The output above shows us that of the 1,001 keys in the tab1 table, 348 will remain in the tab1_ch1 chain, 315 keys will move to the tab1_ch2 chain, and 338 keys will move to the tab1_ch3 chain. That looks like what we want, so let’s reconfigure the table and start the data migration.

brick_admin:start_migration(tab1, NewLH).¶

Immediately, we’ll see a bunch of application messages sent to the console as new activities start:

A migration monitoring process is started.
New brick processes are started.
New monitoring processes are started.
Data migrations are started and finish
The migration monitoring process exits.

=GMT INFO REPORT==== 20-Apr-2010::00:26:41 === progress: [{supervisor,{local,brick_mon_sup}},

{started,

[{pid,<0.2937.0>},

{name,chmon_tab1_ch2}, ...stuff omitted...

[...lines skipped...] =GMT INFO REPORT==== 20-Apr-2010::00:26:41 === Migration monitor: tab1: chains starting

[...lines skipped...] =GMT INFO REPORT==== 20-Apr-2010::00:26:41 === brick_admin: handle_cast: chain tab1_ch2 in unknown state

[...lines skipped...] =GMT INFO REPORT==== 20-Apr-2010::00:26:52 === Migration monitor: tab1: sweeps starting

[...lines skipped...] =GMT INFO REPORT==== 20-Apr-2010::00:26:54 === Migration number 1 finished

[...lines skipped...] =GMT INFO REPORT==== 20-Apr-2010::00:26:57 === Clearing final migration state for table tab1 —————

For the sake of demonstration, now let’s see what brick_simple:chash_migration_pre_check() would say if we were to migrate from three chains to four chains.
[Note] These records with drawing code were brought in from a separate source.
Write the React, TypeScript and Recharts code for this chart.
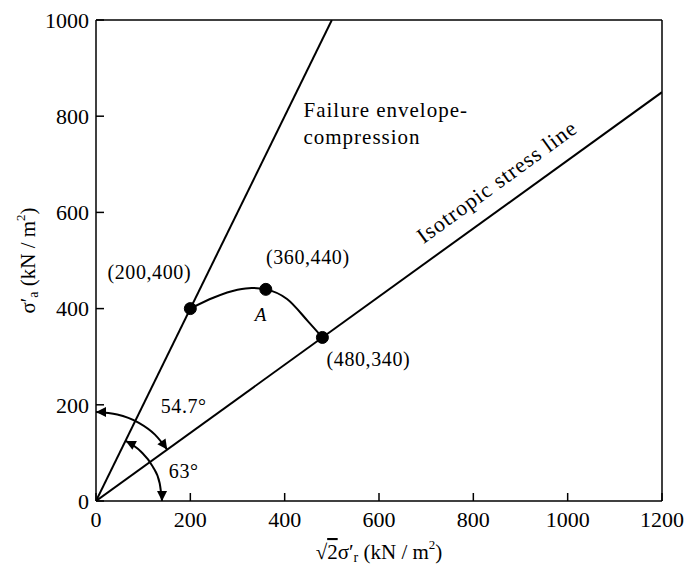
import { ComposedChart, Line, XAxis, YAxis, ReferenceDot, ReferenceLine } from "recharts";

// Stress-path plot in triaxial (√2σ'r, σ'a) space, drawn like a scanned textbook figure.
const X_TICKS = [0, 200, 400, 600, 800, 1000, 1200];
const Y_TICKS = [0, 200, 400, 600, 800, 1000];

const FAILURE_ENVELOPE = [
  { x: 0, y: 0 },
  { x: 500, y: 1000 },
];
const ISOTROPIC_LINE = [
  { x: 0, y: 0 },
  { x: 1200, y: 850 },
];
const STRESS_PATH = [
  { x: 200, y: 400 },
  { x: 250, y: 423 },
  { x: 300, y: 439 },
  { x: 330, y: 443 },
  { x: 360, y: 440 },
  { x: 405, y: 420 },
  { x: 450, y: 373 },
  { x: 480, y: 340 },
];
// angle arcs near the origin (54.7° and 63°)
const OUTER_ARC = [
  { x: 0, y: 185 },
  { x: 45, y: 180 },
  { x: 90, y: 163 },
  { x: 125, y: 138 },
  { x: 151, y: 107 },
];
const INNER_ARC = [
  { x: 63, y: 125 },
  { x: 95, y: 103 },
  { x: 120, y: 72 },
  { x: 135, y: 37 },
  { x: 140, y: 0 },
];
const STATE_POINTS = [
  { x: 200, y: 400, label: "(200,400)" },
  { x: 360, y: 440, label: "(360,440)" },
  { x: 480, y: 340, label: "(480,340)" },
];
const STATE_LABEL_OFFSET = [
  [-41, -37],
  [42, -32],
  [46, 22],
];

const FONT = "'Liberation Serif', 'Times New Roman', serif";
const INK = "#000";

// arrowhead at both ends of an angle arc, tangent to a circle round the origin
function arrowDot(count: number) {
  return (props: any) => {
    const { cx, cy, index, payload } = props;
    if (index !== 0 && index !== count - 1) return <g key={`a${index}`} />;
    const r = Math.hypot(payload.x, payload.y);
    let ux = payload.y / r;
    let uy = payload.x / r;
    if (index === 0) {
      ux = -ux;
      uy = -uy;
    }
    const len = 10;
    const half = 5;
    const bx = cx - ux * len;
    const by = cy - uy * len;
    const pts = `${cx},${cy} ${bx - uy * half},${by + ux * half} ${bx + uy * half},${by - ux * half}`;
    return <polygon key={`a${index}`} points={pts} fill={INK} />;
  };
}

function textAt(dx: number, dy: number, content: any, extra: any = {}) {
  return (props: any) => {
    const vb = props.viewBox;
    const cx = vb.x + vb.width / 2 + dx;
    const cy = vb.y + vb.height / 2 + dy;
    return (
      <text
        x={cx}
        y={cy}
        fontFamily={FONT}
        fontSize={20}
        letterSpacing={0.6}
        fill={INK}
        textAnchor="middle"
        dominantBaseline="central"
        {...extra}
      >
        {content}
      </text>
    );
  };
}

export default function App() {
  return (
    <div style={{ position: "absolute", left: 0, top: 0, background: "#fff" }}>
      <ComposedChart
        width={686}
        height={567}
        margin={{ top: 20, right: 23, bottom: 0, left: 0 }}
        style={{ fontFamily: FONT }}
      >
        <XAxis
          type="number"
          dataKey="x"
          domain={[0, 1200]}
          ticks={X_TICKS}
          height={66}
          allowDataOverflow
          stroke={INK}
          strokeWidth={1.5}
          tickSize={-8}
          tickMargin={18}
          tick={{ fill: INK, fontSize: 22, fontFamily: FONT }}
          label={{
            content: (p: any) => {
              const vb = p.viewBox;
              return (
                <text
                  x={vb.x + vb.width / 2}
                  y={552}
                  fontFamily={FONT}
                  fontSize={21}
                  fill={INK}
                  textAnchor="middle"
                  dominantBaseline="central"
                >
                  √<tspan textDecoration="overline">2</tspan>σ′
                  <tspan fontSize={14} dy={5}>r</tspan>
                  <tspan dy={-5}> (kN / m</tspan>
                  <tspan fontSize={13} dy={-8}>2</tspan>
                  <tspan dy={8}>)</tspan>
                </text>
              );
            },
          }}
        />
        <YAxis
          type="number"
          domain={[0, 1000]}
          ticks={Y_TICKS}
          width={96}
          allowDataOverflow
          stroke={INK}
          strokeWidth={1.5}
          tickSize={-8}
          tickMargin={15}
          tick={{ fill: INK, fontSize: 22, fontFamily: FONT }}
          label={{
            content: (p: any) => {
              const vb = p.viewBox;
              const cy = vb.y + vb.height / 2;
              return (
                <text
                  x={28}
                  y={cy}
                  transform={`rotate(-90 28 ${cy})`}
                  fontFamily={FONT}
                  fontSize={21}
                  fill={INK}
                  textAnchor="middle"
                  dominantBaseline="central"
                >
                  σ′<tspan fontSize={14} dy={5}>a</tspan>
                  <tspan dy={-5}> (kN / m</tspan>
                  <tspan fontSize={13} dy={-8}>2</tspan>
                  <tspan dy={8}>)</tspan>
                </text>
              );
            },
          }}
        />
        <YAxis
          yAxisId="right"
          orientation="right"
          type="number"
          domain={[0, 1000]}
          ticks={Y_TICKS}
          width={1}
          stroke={INK}
          strokeWidth={1.5}
          tickSize={-10}
          tick={false}
        />
        <ReferenceLine y={1000} stroke={INK} strokeWidth={1.5} />

        <Line
          data={FAILURE_ENVELOPE}
          dataKey="y"
          type="linear"
          stroke={INK}
          strokeWidth={2}
          dot={false}
          isAnimationActive={false}
        />
        <Line
          data={ISOTROPIC_LINE}
          dataKey="y"
          type="linear"
          stroke={INK}
          strokeWidth={2}
          dot={false}
          isAnimationActive={false}
        />
        <Line
          data={STRESS_PATH}
          dataKey="y"
          type="monotone"
          stroke={INK}
          strokeWidth={2}
          dot={false}
          isAnimationActive={false}
        />
        <Line
          data={OUTER_ARC}
          dataKey="y"
          type="monotone"
          stroke={INK}
          strokeWidth={2}
          dot={arrowDot(OUTER_ARC.length)}
          isAnimationActive={false}
        />
        <Line
          data={INNER_ARC}
          dataKey="y"
          type="monotone"
          stroke={INK}
          strokeWidth={2}
          dot={arrowDot(INNER_ARC.length)}
          isAnimationActive={false}
        />

        {STATE_POINTS.map((p, i) => (
          <ReferenceDot
            key={p.label}
            x={p.x}
            y={p.y}
            r={6}
            fill={INK}
            stroke={INK}
            label={{ content: textAt(STATE_LABEL_OFFSET[i][0], STATE_LABEL_OFFSET[i][1], p.label) }}
          />
        ))}
        <ReferenceDot
          x={360}
          y={440}
          r={1}
          fill="none"
          stroke="none"
          label={{ content: textAt(-5, 25, "A", { fontStyle: "italic", fontSize: 19 }) }}
        />
        <ReferenceDot
          x={186}
          y={198}
          r={1}
          fill="none"
          stroke="none"
          label={{ content: textAt(0, 0, "54.7°") }}
        />
        <ReferenceDot
          x={186}
          y={62}
          r={1}
          fill="none"
          stroke="none"
          label={{ content: textAt(0, 0, "63°") }}
        />
        <ReferenceDot
          x={442}
          y={813}
          r={1}
          fill="none"
          stroke="none"
          label={{
            content: (p: any) => {
              const vb = p.viewBox;
              const x = vb.x;
              const y = vb.y + vb.height / 2;
              return (
                <text
                  x={x}
                  y={y}
                  fontFamily={FONT}
                  fontSize={21}
                  letterSpacing={1}
                  fill={INK}
                  dominantBaseline="central"
                >
                  <tspan x={x}>Failure envelope-</tspan>
                  <tspan x={x} dy={27}>compression</tspan>
                </text>
              );
            },
          }}
        />
        <ReferenceDot
          x={850}
          y={664}
          r={1}
          fill="none"
          stroke="none"
          label={{
            content: (p: any) => {
              const vb = p.viewBox;
              const x = vb.x + vb.width / 2;
              const y = vb.y + vb.height / 2;
              return (
                <text
                  x={x}
                  y={y}
                  transform={`rotate(-36 ${x} ${y})`}
                  fontFamily={FONT}
                  fontSize={22}
                  letterSpacing={1}
                  fill={INK}
                  textAnchor="middle"
                  dominantBaseline="central"
                >
                  Isotropic stress line
                </text>
              );
            },
          }}
        />
      </ComposedChart>
    </div>
  );
}
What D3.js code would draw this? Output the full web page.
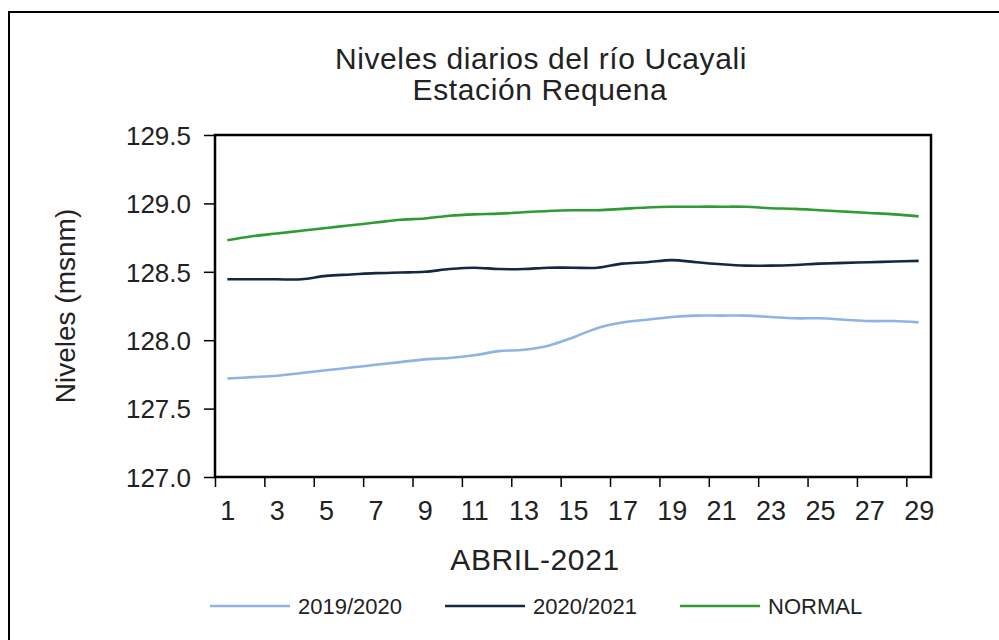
<!DOCTYPE html>
<head>
<meta charset="utf-8">
<title>Niveles diarios del río Ucayali</title>
<style>
body { margin: 0; background: #fff; }
text { font-family: "Liberation Sans", Arial, sans-serif; fill: #222; }
</style>
</head>
<body>
<svg id="chart" width="999" height="640"></svg>
<script src="https://cdn.jsdelivr.net/npm/d3@7/dist/d3.min.js"></script>
<script>
//-----------------------------DATA-----------------------------//
var days = d3.range(1, 30);
var seriesNames = ["2019/2020", "2020/2021", "NORMAL"];
var seriesColors = ["#8db4e2", "#132843", "#2e9c33"];
var yTicks = [127.0, 127.5, 128.0, 128.5, 129.0, 129.5];
var xLabels = [1, 3, 5, 7, 9, 11, 13, 15, 17, 19, 21, 23, 25, 27, 29];

var nivel2019 = [127.72, 127.73, 127.74, 127.76, 127.78, 127.80, 127.82, 127.84, 127.86, 127.87,
                 127.89, 127.92, 127.93, 127.96, 128.02, 128.09, 128.13, 128.15, 128.17, 128.18,
                 128.18, 128.18, 128.17, 128.16, 128.16, 128.15, 128.14, 128.14, 128.13];
var nivel2020 = [128.445, 128.445, 128.445, 128.445, 128.47, 128.48, 128.49, 128.495, 128.50, 128.52,
                 128.53, 128.52, 128.52, 128.53, 128.53, 128.53, 128.56, 128.57, 128.585, 128.57,
                 128.555, 128.545, 128.545, 128.55, 128.56, 128.565, 128.57, 128.575, 128.58];
var nivelNormal = [128.73, 128.76, 128.78, 128.80, 128.82, 128.84, 128.86, 128.88, 128.89, 128.91,
                   128.92, 128.925, 128.935, 128.945, 128.95, 128.95, 128.96, 128.97, 128.975, 128.976,
                   128.976, 128.975, 128.965, 128.96, 128.95, 128.94, 128.93, 128.92, 128.905];

var series = [nivel2019, nivel2020, nivelNormal].map(function (vals, i) {
    return {name: seriesNames[i], color: seriesColors[i],
            values: vals.map(function (v, j) { return {day: days[j], value: v}; })};
});

//-----------------------------SVG------------------------------//
var svg = d3.select("svg");
var plot = {left: 215, right: 931, top: 135, bottom: 477};

// outer frame of the picture
svg.append("rect")
    .attr("x", 9).attr("y", 12)
    .attr("width", 1100).attr("height", 700)
    .attr("fill", "none").attr("stroke", "#000").attr("stroke-width", 2);

var x = d3.scaleLinear().domain([0.5, 29.5]).range([plot.left, plot.right]);
var y = d3.scaleLinear().domain([127, 129.5]).range([plot.bottom, plot.top]);

//-----------------------------AXES-----------------------------//
// y axis with ticks outside
var yAxis = svg.append("g")
    .attr("transform", "translate(" + plot.left + ",0)")
    .call(d3.axisLeft(y).tickValues(yTicks).tickSize(11).tickPadding(13)
        .tickFormat(d3.format(".1f")));
yAxis.select(".domain").remove();
yAxis.selectAll("line").attr("stroke", "#000").attr("stroke-width", 1.5);
yAxis.selectAll("text").style("font-size", "26px").attr("fill", "#222")
    .attr("dy", "0.36em");

// x tick marks on category boundaries, every 2 days
var xTickAxis = svg.append("g")
    .attr("transform", "translate(0," + plot.bottom + ")")
    .call(d3.axisBottom(x).tickValues(d3.range(0.5, 29, 2)).tickSize(10).tickFormat(""));
xTickAxis.select(".domain").remove();
xTickAxis.selectAll("line").attr("stroke", "#000").attr("stroke-width", 1.5);

// x labels centred on the odd days
var xLabelAxis = svg.append("g")
    .attr("transform", "translate(0," + plot.bottom + ")")
    .call(d3.axisBottom(x).tickValues(xLabels).tickSize(0).tickPadding(24));
xLabelAxis.select(".domain").remove();
xLabelAxis.selectAll("text").style("font-size", "27px").attr("fill", "#222");

// plot area border
svg.append("rect")
    .attr("x", plot.left).attr("y", plot.top)
    .attr("width", plot.right - plot.left).attr("height", plot.bottom - plot.top)
    .attr("fill", "none").attr("stroke", "#000").attr("stroke-width", 2.5);

//----------------------------TITLES----------------------------//
svg.append("text").attr("x", 541).attr("y", 69).attr("text-anchor", "middle")
    .style("font-size", "30px").style("letter-spacing", "0.6px")
    .text("Niveles  diarios del río Ucayali");
svg.append("text").attr("x", 540).attr("y", 100).attr("text-anchor", "middle")
    .style("font-size", "30px").style("letter-spacing", "0.6px")
    .text("Estación  Requena");
svg.append("text").attr("x", 535).attr("y", 570).attr("text-anchor", "middle")
    .style("font-size", "30px").style("letter-spacing", "0.6px")
    .text("ABRIL-2021");
svg.append("text")
    .attr("transform", "translate(75," + ((plot.top + plot.bottom) / 2) + ") rotate(-90)")
    .attr("text-anchor", "middle")
    .style("font-size", "28px").text("Niveles  (msnm)");

//----------------------------LINES-----------------------------//
var line = d3.line()
    .curve(d3.curveCatmullRom.alpha(0.5))
    .x(function (d) { return x(d.day); })
    .y(function (d) { return y(d.value); });

svg.selectAll(".serie")
    .data(series)
    .enter().append("path")
    .attr("class", "serie")
    .attr("d", function (d) { return line(d.values); })
    .attr("fill", "none")
    .attr("stroke", function (d) { return d.color; })
    .attr("stroke-width", 2.6);

//----------------------------LEGEND----------------------------//
var legendX = [210, 445, 680];
var legend = svg.selectAll(".legend")
    .data(series)
    .enter().append("g")
    .attr("class", "legend")
    .attr("transform", function (d, i) { return "translate(" + legendX[i] + ",606)"; });
legend.append("line")
    .attr("x1", 0).attr("x2", 80)
    .attr("stroke", function (d) { return d.color; })
    .attr("stroke-width", 2.6);
legend.append("text")
    .attr("x", 88).attr("y", 8)
    .style("font-size", "22px")
    .text(function (d) { return d.name; });
</script>
</body>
(hibari_dev@bb3)25> Opts3 = proplists:get_value(brick_options, TabInfo3).

(hibari_dev@bb3)26> GH3 = proplists:get_value(ghash, TabInfo3).

(hibari_dev@bb3)28> OldFloatMap = brick_hash:chash_extract_new_float_map(GH3).

(hibari_dev@bb3)31> NewOpts4 = [PrefixMethod, NumSep, PrefixSep,: {new_chainweights, NewCWs4}, {old_float_map, OldFloatMap}].
(hibari_dev@bb3)35> NewCL4 = [ {tab1_ch1, [{tab1_ch1_b1, hibari1@bb3}]},: {tab1_ch2, [{tab1_ch2_b1, hibari1@bb3}]}, {tab1_ch3, [{tab1_ch3_b1, hibari1@bb3}]}, {tab1_ch4, [{tab1_ch4_b1, hibari1@bb3}]} ].

(hibari_dev@bb3)36> NewLH4 = brick_hash:chash_init(via_proplist, NewCL4, NewOpts4).

(hibari_dev@bb3)37> brick_simple:chash_migration_pre_check(tab1, NewLH4). [{keys_before,[{tab1_ch1,349},

{tab1_ch2,315}, {tab1_ch3,337}]},

{keys_keep,[{tab1_ch1,250},{tab1_ch2,232},{tab1_ch3,232}]}, {keys_moving,[{tab1_ch4,287}]}, {keys_moving_where,[{tab1_ch1,[{tab1_ch4,99}]},

{tab1_ch2,[{tab1_ch4,83}]}, {tab1_ch3,[{tab1_ch4,105}]}]},

{errors,[]}]

The output tells us that chain tab1_ch1 will lose 99 keys, tab1_ch2 will lose 83 keys, and tab1_ch3 will lose 105 keys. The final key distribution across the four chains would be 250, 232, 232, and 287 keys, respectively.